Nov. 25 (Bloomberg) -- OAO Lukoil, Russia’s second-largest oil producer, said third-quarter profit fell 21 percent on lower output, higher taxes, dry wells in Ghana and a one-off item the previous year that wasn’t repeated.
Net income dropped to $2.24 billion from $2.82 billion a year earlier, the Moscow-based company said today in a regulatory filing. Sales advanced to $34.6 billion from $26.5 billion.
Lukoil, controlled by billionaire Chief Executive Officer Vagit Alekperov, has sought expansion abroad as Russian laws limit its access to resources at home. The exploration efforts in Ghana and Ivory Coast in West Africa have yet to yield commercial results.
Two dry wells in Ghana cost the Russian oil producer $161 million in the third quarter, according to the statement.
“I don’t think they will write off the Ghana acreage,” Alexei Kokin, an oil and gas analyst at UralSib Financial Corp., said by telephone “The license area is very large and it’s an important part of their international effort.”

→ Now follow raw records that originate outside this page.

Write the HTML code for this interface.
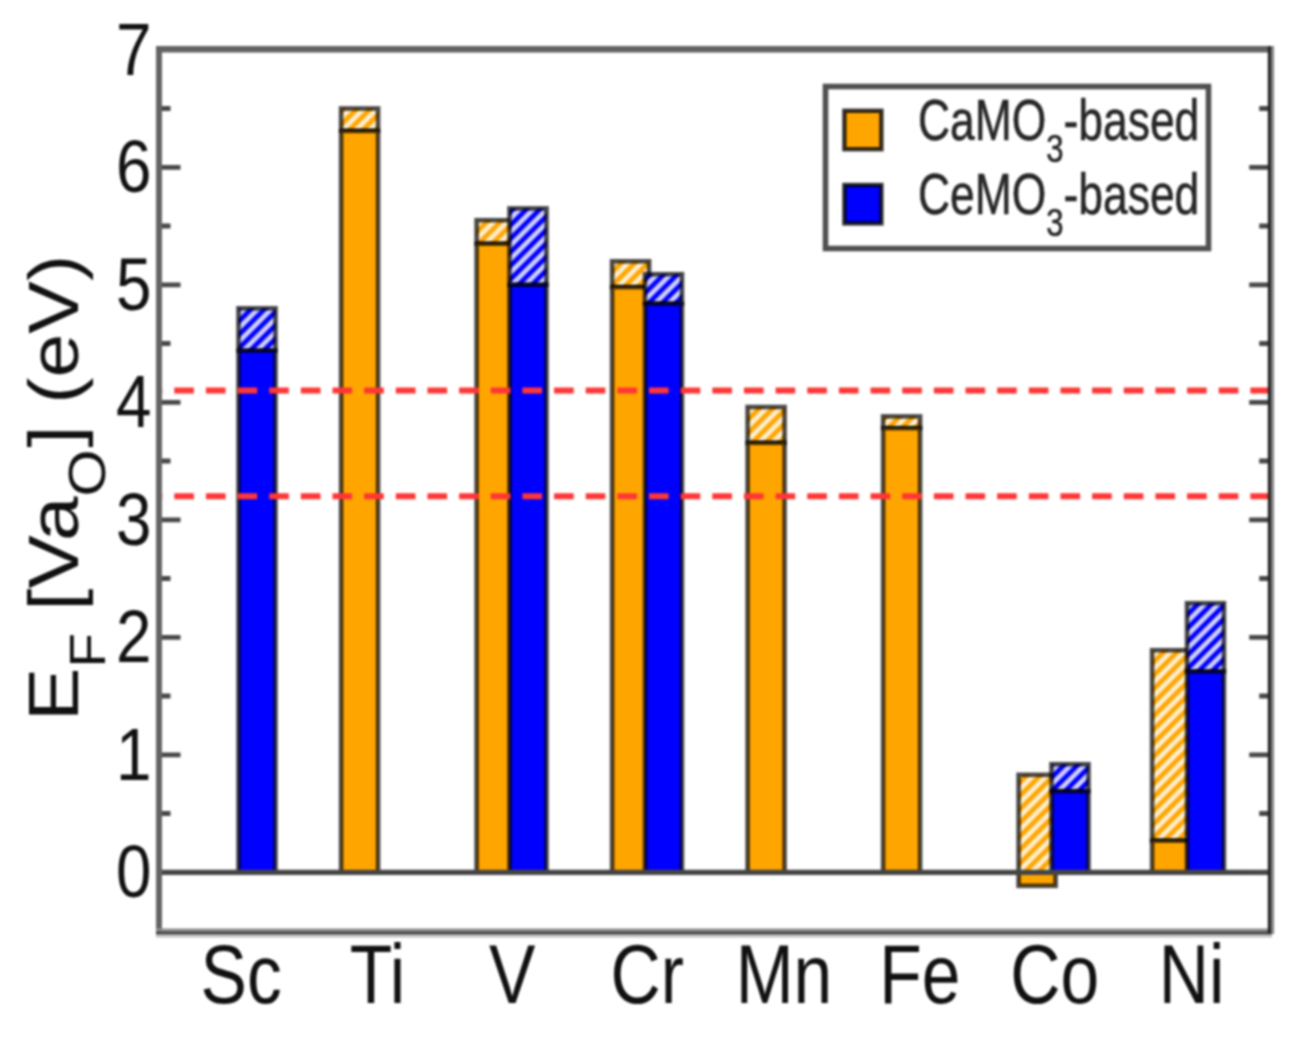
<!DOCTYPE html>
<html lang="en"><head><meta charset="utf-8"><title>Oxygen vacancy formation energy</title>
<style>html,body{margin:0;padding:0;background:#fff;}body{width:1302px;height:1040px;overflow:hidden;font-family:"Liberation Sans",sans-serif;}</style>
</head><body>
<svg width="1302" height="1040" viewBox="0 0 1302 1040" style="display:block">
<defs>
<pattern id="ho" patternUnits="userSpaceOnUse" width="13.5" height="13.5"><rect width="13.5" height="13.5" fill="#FFA500"/><path d="M-13.5 13.5 L13.5 -13.5 M0 13.5 L13.5 0 M0 27.0 L27.0 0" stroke="#fff" stroke-opacity="0.82" stroke-width="4.77" fill="none"/></pattern>
<pattern id="hb" patternUnits="userSpaceOnUse" width="13.5" height="13.5"><rect width="13.5" height="13.5" fill="#0000FF"/><path d="M-13.5 13.5 L13.5 -13.5 M0 13.5 L13.5 0 M0 27.0 L27.0 0" stroke="#fff" stroke-opacity="0.82" stroke-width="4.77" fill="none"/></pattern>
</defs>
<rect width="1302" height="1040" fill="#fff"/>
<g style="filter:blur(1.0px)">
<g id="bars">
<rect x="238.5" y="308.3" width="37.0" height="42.3" fill="url(#hb)" stroke="#000" stroke-opacity="0.7" stroke-width="4.6"/><rect x="238.5" y="350.6" width="37.0" height="521.7" fill="#0000FF" stroke="#000" stroke-opacity="0.7" stroke-width="4.6"/>
<rect x="341.1" y="108.5" width="37.0" height="22.3" fill="url(#ho)" stroke="#000" stroke-opacity="0.7" stroke-width="4.6"/><rect x="341.1" y="130.9" width="37.0" height="741.4" fill="#FFA500" stroke="#000" stroke-opacity="0.7" stroke-width="4.6"/>
<rect x="476.6" y="220.2" width="37.0" height="23.5" fill="url(#ho)" stroke="#000" stroke-opacity="0.7" stroke-width="4.6"/><rect x="476.6" y="243.7" width="37.0" height="628.6" fill="#FFA500" stroke="#000" stroke-opacity="0.7" stroke-width="4.6"/>
<rect x="509.5" y="208.4" width="37.0" height="76.4" fill="url(#hb)" stroke="#000" stroke-opacity="0.7" stroke-width="4.6"/><rect x="509.5" y="284.8" width="37.0" height="587.5" fill="#0000FF" stroke="#000" stroke-opacity="0.7" stroke-width="4.6"/>
<rect x="612.1" y="261.3" width="37.0" height="25.8" fill="url(#ho)" stroke="#000" stroke-opacity="0.7" stroke-width="4.6"/><rect x="612.1" y="287.1" width="37.0" height="585.2" fill="#FFA500" stroke="#000" stroke-opacity="0.7" stroke-width="4.6"/>
<rect x="645.0" y="274.2" width="37.0" height="29.4" fill="url(#hb)" stroke="#000" stroke-opacity="0.7" stroke-width="4.6"/><rect x="645.0" y="303.6" width="37.0" height="568.7" fill="#0000FF" stroke="#000" stroke-opacity="0.7" stroke-width="4.6"/>
<rect x="747.6" y="407.0" width="37.0" height="35.8" fill="url(#ho)" stroke="#000" stroke-opacity="0.7" stroke-width="4.6"/><rect x="747.6" y="442.8" width="37.0" height="429.5" fill="#FFA500" stroke="#000" stroke-opacity="0.7" stroke-width="4.6"/>
<rect x="883.1" y="416.4" width="37.0" height="11.8" fill="url(#ho)" stroke="#000" stroke-opacity="0.7" stroke-width="4.6"/><rect x="883.1" y="428.1" width="37.0" height="444.1" fill="#FFA500" stroke="#000" stroke-opacity="0.7" stroke-width="4.6"/>
<rect x="1018.6" y="774.8" width="37.0" height="97.5" fill="url(#ho)" stroke="#000" stroke-opacity="0.7" stroke-width="4.6"/><rect x="1018.6" y="872.3" width="37.0" height="13.5" fill="#FFA500" stroke="#000" stroke-opacity="0.7" stroke-width="4.6"/>
<rect x="1051.5" y="764.2" width="37.0" height="27.0" fill="url(#hb)" stroke="#000" stroke-opacity="0.7" stroke-width="4.6"/><rect x="1051.5" y="791.2" width="37.0" height="81.1" fill="#0000FF" stroke="#000" stroke-opacity="0.7" stroke-width="4.6"/>
<rect x="1152.1" y="650.2" width="37.0" height="190.4" fill="url(#ho)" stroke="#000" stroke-opacity="0.7" stroke-width="4.6"/><rect x="1152.1" y="840.6" width="37.0" height="31.7" fill="#FFA500" stroke="#000" stroke-opacity="0.7" stroke-width="4.6"/>
<rect x="1187.0" y="603.2" width="37.0" height="68.2" fill="url(#hb)" stroke="#000" stroke-opacity="0.7" stroke-width="4.6"/><rect x="1187.0" y="671.4" width="37.0" height="200.9" fill="#0000FF" stroke="#000" stroke-opacity="0.7" stroke-width="4.6"/>
</g>
<line x1="159.0" x2="1270.7" y1="872.3" y2="872.3" stroke="#454545" stroke-width="5.2"/>
<line x1="142.6" x2="1270.7" y1="390.6" y2="390.6" stroke="#ff3636" stroke-width="6" stroke-dasharray="19.65 12" />
<line x1="142.6" x2="1270.7" y1="496.3" y2="496.3" stroke="#ff3636" stroke-width="6" stroke-dasharray="19.65 12" />
<rect x="130" y="380" width="28.0" height="130" fill="#fff"/>
<path d="M1270.7 872.3h-21.5 M159.0 813.5h11.5 M1270.7 813.5h-11.5 M159.0 754.8h21.5 M1270.7 754.8h-21.5 M159.0 696.0h11.5 M1270.7 696.0h-11.5 M159.0 637.3h21.5 M1270.7 637.3h-21.5 M159.0 578.5h11.5 M1270.7 578.5h-11.5 M159.0 519.8h21.5 M1270.7 519.8h-21.5 M159.0 461.0h11.5 M1270.7 461.0h-11.5 M159.0 402.3h21.5 M1270.7 402.3h-21.5 M159.0 343.5h11.5 M1270.7 343.5h-11.5 M159.0 284.8h21.5 M1270.7 284.8h-21.5 M159.0 226.0h11.5 M1270.7 226.0h-11.5 M159.0 167.3h21.5 M1270.7 167.3h-21.5 M159.0 108.5h11.5 M1270.7 108.5h-11.5" stroke="#474747" stroke-width="4.8" fill="none"/>
<path d="M159.0 934V49.3" fill="none" stroke="#646464" stroke-width="6"/>
<path d="M156 49.3H1273" fill="none" stroke="#626262" stroke-width="6.4"/>
<path d="M156 930.1H1272" fill="none" stroke="#8e8e8e" stroke-width="3.2"/>
<path d="M156 933.1H1272" fill="none" stroke="#404040" stroke-width="3.2"/>
<path d="M156 936.1H1272" fill="none" stroke="#c2c2c2" stroke-width="3"/>
<path d="M1269.5 46V934" fill="none" stroke="#262626" stroke-width="3.4"/>
<path d="M1272.6 46V934" fill="none" stroke="#858585" stroke-width="3"/>
</g>
<g style="filter:blur(1.3px)">
<text transform="translate(241.2 1002.6) scale(0.8280 1)" font-size="84" text-anchor="middle" fill="#111" font-family="Liberation Sans, sans-serif" >Sc</text>
<text transform="translate(377.5 1002.6) scale(0.8280 1)" font-size="84" text-anchor="middle" fill="#111" font-family="Liberation Sans, sans-serif" >Ti</text>
<text transform="translate(512.2 1002.6) scale(0.8280 1)" font-size="84" text-anchor="middle" fill="#111" font-family="Liberation Sans, sans-serif" >V</text>
<text transform="translate(647.3 1002.6) scale(0.8280 1)" font-size="84" text-anchor="middle" fill="#111" font-family="Liberation Sans, sans-serif" >Cr</text>
<text transform="translate(784.0 1002.6) scale(0.8280 1)" font-size="84" text-anchor="middle" fill="#111" font-family="Liberation Sans, sans-serif" >Mn</text>
<text transform="translate(919.8 1002.6) scale(0.8280 1)" font-size="84" text-anchor="middle" fill="#111" font-family="Liberation Sans, sans-serif" >Fe</text>
<text transform="translate(1054.7 1002.6) scale(0.8280 1)" font-size="84" text-anchor="middle" fill="#111" font-family="Liberation Sans, sans-serif" >Co</text>
<text transform="translate(1191.6 1002.6) scale(0.8280 1)" font-size="84" text-anchor="middle" fill="#111" font-family="Liberation Sans, sans-serif" >Ni</text>
<text transform="translate(151.4 897.1) scale(0.8500 1)" font-size="75" text-anchor="end" fill="#111" font-family="Liberation Sans, sans-serif" >0</text>
<text transform="translate(151.4 779.6) scale(0.8500 1)" font-size="75" text-anchor="end" fill="#111" font-family="Liberation Sans, sans-serif" >1</text>
<text transform="translate(151.4 662.1) scale(0.8500 1)" font-size="75" text-anchor="end" fill="#111" font-family="Liberation Sans, sans-serif" >2</text>
<text transform="translate(151.4 544.6) scale(0.8500 1)" font-size="75" text-anchor="end" fill="#111" font-family="Liberation Sans, sans-serif" >3</text>
<text transform="translate(151.4 427.1) scale(0.8500 1)" font-size="75" text-anchor="end" fill="#111" font-family="Liberation Sans, sans-serif" >4</text>
<text transform="translate(151.4 309.6) scale(0.8500 1)" font-size="75" text-anchor="end" fill="#111" font-family="Liberation Sans, sans-serif" >5</text>
<text transform="translate(151.4 192.1) scale(0.8500 1)" font-size="75" text-anchor="end" fill="#111" font-family="Liberation Sans, sans-serif" >6</text>
<text transform="translate(151.4 74.6) scale(0.8500 1)" font-size="75" text-anchor="end" fill="#111" font-family="Liberation Sans, sans-serif" >7</text>
<text transform="translate(78.4 721.0) rotate(-90) scale(1 0.869)" font-size="80" fill="#111" font-family="Liberation Sans, sans-serif">E<tspan font-size="56.8" dy="31">F</tspan><tspan dy="-31"> [Va</tspan><tspan font-size="60.5" dy="31">O</tspan></text>
<text transform="translate(78.4 447.6) rotate(-90) scale(0.986 0.869)" font-size="80" fill="#111" font-family="Liberation Sans, sans-serif">] (eV)</text>
<rect x="825.5" y="86.5" width="383" height="162" fill="#fff" stroke="#505050" stroke-width="5.6"/>
<rect x="844.4" y="110.8" width="37" height="38.4" fill="#FFA500" stroke="#000" stroke-opacity="0.8" stroke-width="4.4"/>
<rect x="844.4" y="185" width="37" height="38.4" fill="#0000FF" stroke="#000" stroke-opacity="0.8" stroke-width="4.4"/>
<text transform="translate(918.0 140.0) scale(0.786 1)" font-size="56.5" fill="#262626" stroke="#262626" stroke-width="0.6" font-family="Liberation Sans, sans-serif">CaMO<tspan font-size="39.5" dy="21.5">3</tspan><tspan dy="-21.5">-based</tspan></text>
<text transform="translate(918.0 214.0) scale(0.786 1)" font-size="56.5" fill="#262626" stroke="#262626" stroke-width="0.6" font-family="Liberation Sans, sans-serif">CeMO<tspan font-size="39.5" dy="21.5">3</tspan><tspan dy="-21.5">-based</tspan></text>
</g>
</svg>
</body></html>
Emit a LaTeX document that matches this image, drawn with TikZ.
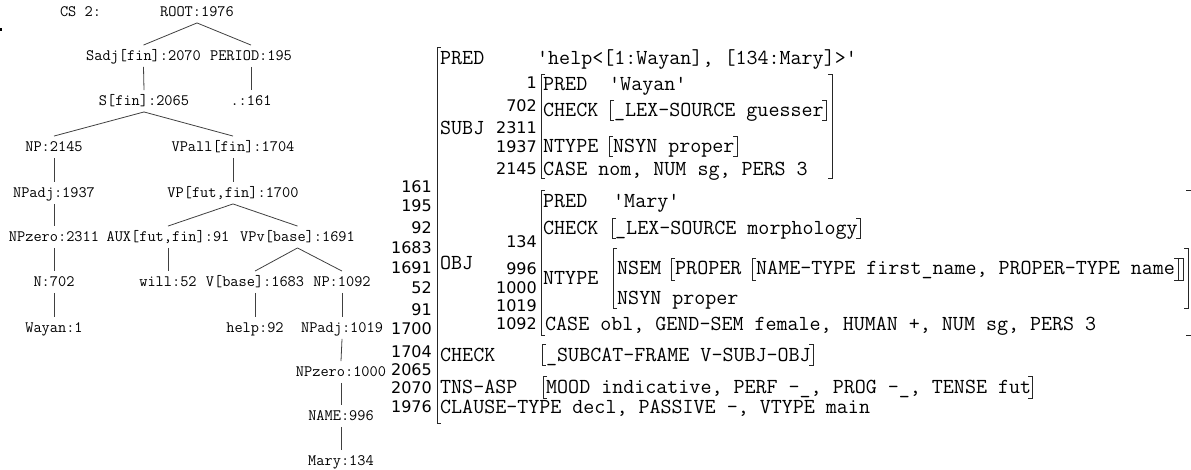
\documentclass[tikz,border=0pt]{standalone}
\usepackage{fontspec}
\newfontfamily\numfont{DejaVu Sans}
\usepackage{tikz}

\tikzset{
  tn/.style={font=\ttfamily\fontsize{15.9}{16}\selectfont, inner xsep=0pt, inner ysep=6pt, text height=9.5pt, text depth=0pt},
  fs/.style={font=\ttfamily\fontsize{21.4}{22}\selectfont, anchor=west, inner sep=0pt, text height=12.7pt, text depth=0pt},
  ix/.style={font=\numfont\fontsize{16}{17}\selectfont, anchor=east, inner sep=0pt, text height=11.7pt, text depth=0pt},
  br/.style={line width=0.9pt, black!85},
  tl/.style={line width=0.8pt, black!75}
}
\newcommand{\fsopen}[3]{\draw[br] (#1+4,#2) -- (#1,#2) -- (#1,#3) -- (#1+4,#3);}
\newcommand{\fsclose}[3]{\draw[br] (#1-4,#2) -- (#1,#2) -- (#1,#3) -- (#1-4,#3);}

\begin{document}
\begin{tikzpicture}[x=1pt,y=-1pt]
\useasboundingbox (0,0) rectangle (1191,469);
\fill (0,28) rectangle (2,31);

\node[tn] (cs) at (80.5,12) {CS 2:};
\node[tn] (root) at (197,12) {ROOT:1976};
\node[tn] (sadj) at (143.5,56) {Sadj[fin]:2070};
\node[tn] (period) at (251,56) {PERIOD:195};
\node[tn] (s) at (144,101) {S[fin]:2065};
\node[tn] (dot) at (251,101) {.:161};
\node[tn] (np) at (54,147) {NP:2145};
\node[tn] (vpall) at (233,147) {VPall[fin]:1704};
\node[tn] (npadj) at (54,193) {NPadj:1937};
\node[tn] (vp) at (233,193) {VP[fut,fin]:1700};
\node[tn] (npzero) at (54,237) {NPzero:2311};
\node[tn] (aux) at (168,237) {AUX[fut,fin]:91};
\node[tn] (vpv) at (297.5,237) {VPv[base]:1691};
\node[tn] (n) at (54,282) {N:702};
\node[tn] (will) at (168,282) {will:52};
\node[tn] (vbase) at (255,282) {V[base]:1683};
\node[tn] (npobj) at (342,282) {NP:1092};
\node[tn] (wayan) at (54,328) {Wayan:1};
\node[tn] (help) at (255,328) {help:92};
\node[tn] (npadjobj) at (342,328) {NPadj:1019};
\node[tn] (npzeroobj) at (341,372) {NPzero:1000};
\node[tn] (name) at (341,416) {NAME:996};
\node[tn] (mary) at (341,461) {Mary:134};

\draw[tl] (root.south) -- (sadj.north);
\draw[tl] (root.south) -- (period.north);
\draw[tl] (sadj.south) -- (s.north);
\draw[tl] (period.south) -- (dot.north);
\draw[tl] (s.south) -- (np.north);
\draw[tl] (s.south) -- (vpall.north);
\draw[tl] (np.south) -- (npadj.north);
\draw[tl] (vpall.south) -- (vp.north);
\draw[tl] (npadj.south) -- (npzero.north);
\draw[tl] (vp.south) -- (aux.north);
\draw[tl] (vp.south) -- (vpv.north);
\draw[tl] (npzero.south) -- (n.north);
\draw[tl] (aux.south) -- (will.north);
\draw[tl] (vpv.south) -- (vbase.north);
\draw[tl] (vpv.south) -- (npobj.north);
\draw[tl] (n.south) -- (wayan.north);
\draw[tl] (vbase.south) -- (help.north);
\draw[tl] (npobj.south) -- (npadjobj.north);
\draw[tl] (npadjobj.south) -- (npzeroobj.north);
\draw[tl] (npzeroobj.south) -- (name.north);
\draw[tl] (name.south) -- (mary.north);

\node[ix] (i161) at (432,187) {161};
\node[ix] (i195) at (432,206) {195};
\node[ix] (i92) at (432,228) {92};
\node[ix] (i1683) at (432,248) {1683};
\node[ix] (i1691) at (432,268) {1691};
\node[ix] (i52) at (432,288) {52};
\node[ix] (i91) at (432,310) {91};
\node[ix] (i1700) at (432,329) {1700};
\node[ix] (i1704) at (432,352) {1704};
\node[ix] (i2065) at (432,370) {2065};
\node[ix] (i2070) at (432,388) {2070};
\node[ix] (i1976) at (432,407) {1976};
\fsopen{437}{47}{423}

\node[fs] (pred) at (440,58) {PRED};
\node[fs] (predval) at (537,58) {'help<[1:Wayan], [134:Mary]>'};

\node[fs] (subj) at (440,128) {SUBJ};
\node[ix] (i1) at (537,83) {1};
\node[ix] (i702) at (537,106) {702};
\node[ix] (i2311) at (537,128) {2311};
\node[ix] (i1937) at (537,147) {1937};
\node[ix] (i2145) at (537,169) {2145};
\fsopen{541}{74}{178}
\fsclose{832}{74}{178}
\node[fs] (spred) at (543,84) {PRED};
\node[fs] (spredval) at (609,84) {'Wayan'};
\node[fs] (scheck) at (543,110) {CHECK};
\fsopen{610}{100}{120}
\node[fs] (slex) at (614,110) {\_LEX-SOURCE guesser};
\fsclose{826}{100}{120}
\node[fs] (sntype) at (543,146) {NTYPE};
\fsopen{609}{136}{156}
\node[fs] (snsyn) at (613,146) {NSYN proper};
\fsclose{737}{136}{156}
\node[fs] (scase) at (543,169) {CASE nom, NUM sg, PERS 3};

\node[fs] (obj) at (440,263) {OBJ};
\node[ix] (i134) at (537,242) {134};
\node[ix] (i996) at (537,269) {996};
\node[ix] (i1000) at (537,288) {1000};
\node[ix] (i1019) at (537,306) {1019};
\node[ix] (i1092) at (537,324) {1092};
\fsopen{541}{190}{335}
\node[fs] (opred) at (543,201) {PRED};
\node[fs] (opredval) at (613,201) {'Mary'};
\node[fs] (ocheck) at (543,228) {CHECK};
\fsopen{612}{218}{238}
\node[fs] (olex) at (615,228) {\_LEX-SOURCE morphology};
\fsclose{860}{218}{238}
\node[fs] (ontype) at (543,278) {NTYPE};
\fsopen{613}{248}{308}
\fsclose{1188}{248}{308}
\node[fs] (onsem) at (617,268) {NSEM};
\fsopen{671}{258}{280}
\node[fs] (oproper) at (675,268) {PROPER};
\fsopen{752}{258}{280}
\node[fs] (oname) at (756,268) {NAME-TYPE first\_name, PROPER-TYPE name};
\fsclose{1178}{258}{280}
\fsclose{1183}{258}{280}
\node[fs] (onsyn) at (617,298) {NSYN proper};
\node[fs] (ocase) at (545,324) {CASE obl, GEND-SEM female, HUMAN +, NUM sg, PERS 3};
\draw[br] (1186,190) -- (1191,190);
\draw[br] (1186,335) -- (1191,335);

\node[fs] (check) at (440,355) {CHECK};
\fsopen{542}{344}{365}
\node[fs] (subcat) at (546,355) {\_SUBCAT-FRAME V-SUBJ-OBJ};
\fsclose{813}{344}{365}
\node[fs] (tns) at (440,387) {TNS-ASP};
\fsopen{543}{376}{398}
\node[fs] (mood) at (546,387) {MOOD indicative, PERF -\_, PROG -\_, TENSE fut};
\fsclose{1032}{376}{398}
\node[fs] (clause) at (440,407) {CLAUSE-TYPE decl, PASSIVE -, VTYPE main};
\end{tikzpicture}
\end{document}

Lukoil’s third-quarter crude production slumped almost 6 percent to 1.82 million barrels a day versus the same period the previous year, while gas output fell 2 percent, according to the statement.
The company claimed a $438 million one-time gain in the third quarter of the previous year after it settled a dispute regarding Kazakh producer Turgai Petroleum, according to the statement. Lukoil also paid double the income tax in the quarter compared with a year earlier.
“There’s not much to be disappointed about - in fact free cash flow was very strong,” Alex Fak, an oil and gas analyst at Troika Dialog, said by e-mail today.
Lukoil free cash flow reached $3 billion in the third quarter pushing it to $7.7 billion over the first nine months of the year, Fak said.